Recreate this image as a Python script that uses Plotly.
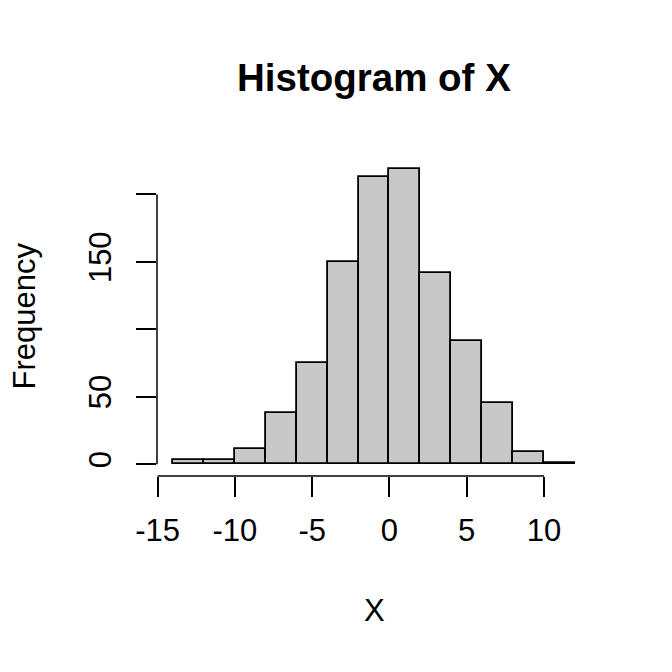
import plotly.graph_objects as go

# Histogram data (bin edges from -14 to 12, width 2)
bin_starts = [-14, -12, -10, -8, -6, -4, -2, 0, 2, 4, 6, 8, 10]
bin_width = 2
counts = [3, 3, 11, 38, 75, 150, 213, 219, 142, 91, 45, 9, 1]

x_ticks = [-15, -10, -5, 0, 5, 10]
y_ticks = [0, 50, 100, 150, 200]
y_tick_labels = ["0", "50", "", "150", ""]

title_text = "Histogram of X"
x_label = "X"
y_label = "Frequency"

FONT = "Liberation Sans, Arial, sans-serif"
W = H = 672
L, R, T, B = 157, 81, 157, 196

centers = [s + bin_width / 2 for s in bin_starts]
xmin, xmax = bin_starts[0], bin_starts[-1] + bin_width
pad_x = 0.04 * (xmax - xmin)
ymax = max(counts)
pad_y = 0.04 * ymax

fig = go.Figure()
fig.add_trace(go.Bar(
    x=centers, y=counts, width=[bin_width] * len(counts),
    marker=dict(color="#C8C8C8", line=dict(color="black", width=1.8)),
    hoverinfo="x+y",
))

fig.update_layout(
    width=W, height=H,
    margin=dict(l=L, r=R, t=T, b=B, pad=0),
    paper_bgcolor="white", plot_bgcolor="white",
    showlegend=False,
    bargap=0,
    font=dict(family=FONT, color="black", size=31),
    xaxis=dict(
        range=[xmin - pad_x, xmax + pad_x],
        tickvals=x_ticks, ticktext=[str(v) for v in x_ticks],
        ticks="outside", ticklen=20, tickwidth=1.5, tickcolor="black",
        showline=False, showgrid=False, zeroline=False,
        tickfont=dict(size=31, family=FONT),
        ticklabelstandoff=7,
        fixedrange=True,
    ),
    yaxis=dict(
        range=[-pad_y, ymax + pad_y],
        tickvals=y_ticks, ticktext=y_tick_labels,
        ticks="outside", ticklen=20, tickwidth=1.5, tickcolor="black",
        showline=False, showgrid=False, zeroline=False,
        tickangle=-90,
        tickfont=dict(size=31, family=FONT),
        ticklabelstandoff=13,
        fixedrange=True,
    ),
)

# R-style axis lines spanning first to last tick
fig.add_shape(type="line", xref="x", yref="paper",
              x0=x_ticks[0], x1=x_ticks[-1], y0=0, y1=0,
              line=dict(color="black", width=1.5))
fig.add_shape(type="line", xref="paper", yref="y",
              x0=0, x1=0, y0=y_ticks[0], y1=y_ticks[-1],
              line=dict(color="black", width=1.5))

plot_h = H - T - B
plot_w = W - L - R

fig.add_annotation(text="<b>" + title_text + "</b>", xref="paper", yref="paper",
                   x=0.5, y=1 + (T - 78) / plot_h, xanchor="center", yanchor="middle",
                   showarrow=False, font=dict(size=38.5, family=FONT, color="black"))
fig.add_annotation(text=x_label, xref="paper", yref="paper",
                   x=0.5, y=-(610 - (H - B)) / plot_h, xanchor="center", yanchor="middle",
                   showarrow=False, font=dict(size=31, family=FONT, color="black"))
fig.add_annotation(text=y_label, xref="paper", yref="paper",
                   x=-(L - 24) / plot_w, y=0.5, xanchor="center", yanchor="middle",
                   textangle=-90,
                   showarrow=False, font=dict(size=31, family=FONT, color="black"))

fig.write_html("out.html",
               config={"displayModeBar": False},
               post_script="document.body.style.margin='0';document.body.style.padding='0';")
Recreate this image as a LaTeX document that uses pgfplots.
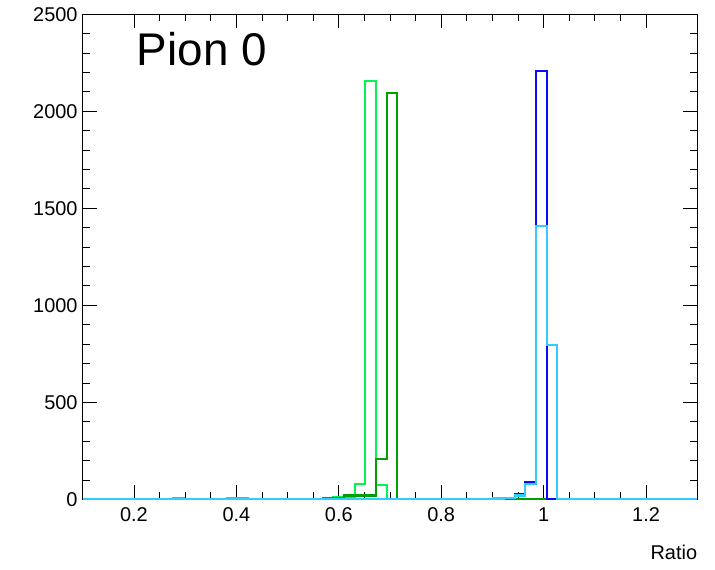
========================================================================
Make an exact copy of the records above, with the pictures left out.

→ **The solution**:
Recreate this image as a Python script that uses Plotly.
import plotly.graph_objects as go

# Histogram data (bin edges from -14 to 12, width 2)
bin_starts = [-14, -12, -10, -8, -6, -4, -2, 0, 2, 4, 6, 8, 10]
bin_width = 2
counts = [3, 3, 11, 38, 75, 150, 213, 219, 142, 91, 45, 9, 1]

x_ticks = [-15, -10, -5, 0, 5, 10]
y_ticks = [0, 50, 100, 150, 200]
y_tick_labels = ["0", "50", "", "150", ""]

title_text = "Histogram of X"
x_label = "X"
y_label = "Frequency"

FONT = "Liberation Sans, Arial, sans-serif"
W = H = 672
L, R, T, B = 157, 81, 157, 196

centers = [s + bin_width / 2 for s in bin_starts]
xmin, xmax = bin_starts[0], bin_starts[-1] + bin_width
pad_x = 0.04 * (xmax - xmin)
ymax = max(counts)
pad_y = 0.04 * ymax

fig = go.Figure()
fig.add_trace(go.Bar(
    x=centers, y=counts, width=[bin_width] * len(counts),
    marker=dict(color="#C8C8C8", line=dict(color="black", width=1.8)),
    hoverinfo="x+y",
))

fig.update_layout(
    width=W, height=H,
    margin=dict(l=L, r=R, t=T, b=B, pad=0),
    paper_bgcolor="white", plot_bgcolor="white",
    showlegend=False,
    bargap=0,
    font=dict(family=FONT, color="black", size=31),
    xaxis=dict(
        range=[xmin - pad_x, xmax + pad_x],
        tickvals=x_ticks, ticktext=[str(v) for v in x_ticks],
        ticks="outside", ticklen=20, tickwidth=1.5, tickcolor="black",
        showline=False, showgrid=False, zeroline=False,
        tickfont=dict(size=31, family=FONT),
        ticklabelstandoff=7,
        fixedrange=True,
    ),
    yaxis=dict(
        range=[-pad_y, ymax + pad_y],
        tickvals=y_ticks, ticktext=y_tick_labels,
        ticks="outside", ticklen=20, tickwidth=1.5, tickcolor="black",
        showline=False, showgrid=False, zeroline=False,
        tickangle=-90,
        tickfont=dict(size=31, family=FONT),
        ticklabelstandoff=13,
        fixedrange=True,
    ),
)

# R-style axis lines spanning first to last tick
fig.add_shape(type="line", xref="x", yref="paper",
              x0=x_ticks[0], x1=x_ticks[-1], y0=0, y1=0,
              line=dict(color="black", width=1.5))
fig.add_shape(type="line", xref="paper", yref="y",
              x0=0, x1=0, y0=y_ticks[0], y1=y_ticks[-1],
              line=dict(color="black", width=1.5))

plot_h = H - T - B
plot_w = W - L - R

fig.add_annotation(text="<b>" + title_text + "</b>", xref="paper", yref="paper",
                   x=0.5, y=1 + (T - 78) / plot_h, xanchor="center", yanchor="middle",
                   showarrow=False, font=dict(size=38.5, family=FONT, color="black"))
fig.add_annotation(text=x_label, xref="paper", yref="paper",
                   x=0.5, y=-(610 - (H - B)) / plot_h, xanchor="center", yanchor="middle",
                   showarrow=False, font=dict(size=31, family=FONT, color="black"))
fig.add_annotation(text=y_label, xref="paper", yref="paper",
                   x=-(L - 24) / plot_w, y=0.5, xanchor="center", yanchor="middle",
                   textangle=-90,
                   showarrow=False, font=dict(size=31, family=FONT, color="black"))

fig.write_html("out.html",
               config={"displayModeBar": False},
               post_script="document.body.style.margin='0';document.body.style.padding='0';")
Recreate this image as a LaTeX document that uses pgfplots.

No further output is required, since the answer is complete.